Another "Son of Fire" Comes to Be

Somehow I though the two-ness would be worse. Maybe it will be. But as we approach his second birthday, I expected to wish my child into the cornfield much more often than I do.

Not that it’s all sunshine and rainbows. He does get into some hellatiously grumpy moods. But then I can handle moody. If he’s not feeling particurly social and just wants quiet time to himself “reading” his books, or is wanting to be contrary for contrariness’ sake…well, there’s nothing wrong with that.

After all, I’m Irish. Moody, introverted, grumpy periods are practically the national pasttime (at least, that’s what I’ve gleaned from the Irish half of the family). Even their national dog, a breed of which Kerrygirl is a member, is prone to moodyness and known to walk around the house muttering curses under their breath and for ...er...well, being terribly Irish. I can't explain it. I figure with Sasha we’ll just fight thru whats necessary, and a lot of the rest can be compromised on.

I am all about “whatever works”. Which I think makes it easier. I wasn’t too into “I won’t be the parent who…” Yes, there were a few things. Like I won’t be putting Pepsi in the baby bottle. I plan to at least TRY breastfeeding. Etc. But I wasn’t all deadset on too many specifics. Mostly what I wanted to try and things I thought were good and bad ideas and preferences I had.

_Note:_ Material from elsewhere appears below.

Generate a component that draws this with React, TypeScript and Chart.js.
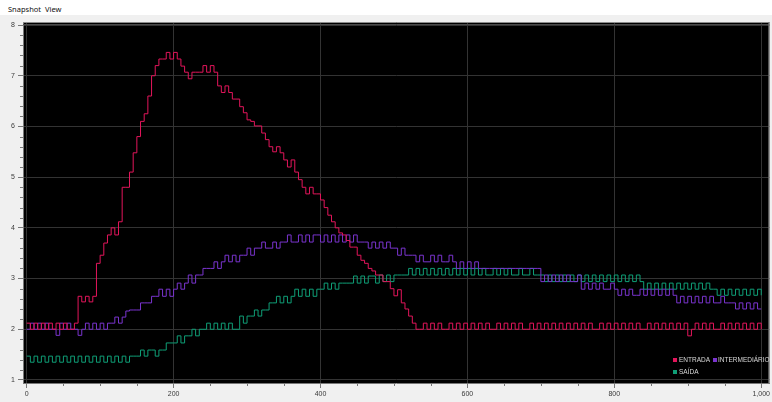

For example, Sasha desperately needed either a haircut, or barrettes this weekend. Now like most Moms, I don’t like cutting my little boys hair. I like it’s silky softness, it’s adorable little ducktails,and it doesn’t bother me that when we go out, people insist he’s a girl. But this weekends haircut went awry. I’m used to cutting hair on unwilling, wiggly subjects; after all I’ve groomed dogs. But Sasha ended up looking like he’d cut his OWN hair it was so bad. So I did “whatever works,” and got out my clippers, #40 blade, and 1.25 inch guard and zip, zip, zip, it was fixed. I hate it, but he now looks presentable—cute even. But the baby-look his hair had is gone. As is the feel. It now feels hard and coarse. I suppose I cut the hair that still had “babyness” off. He got his haircut, as that was becoming a true need. But he didn’t have to sit still anymore for it and everything worked out in the end.

Every day, I find I’m missing my baby more and more as little bits of him fall away and are replaced by the boy who’s taking his place.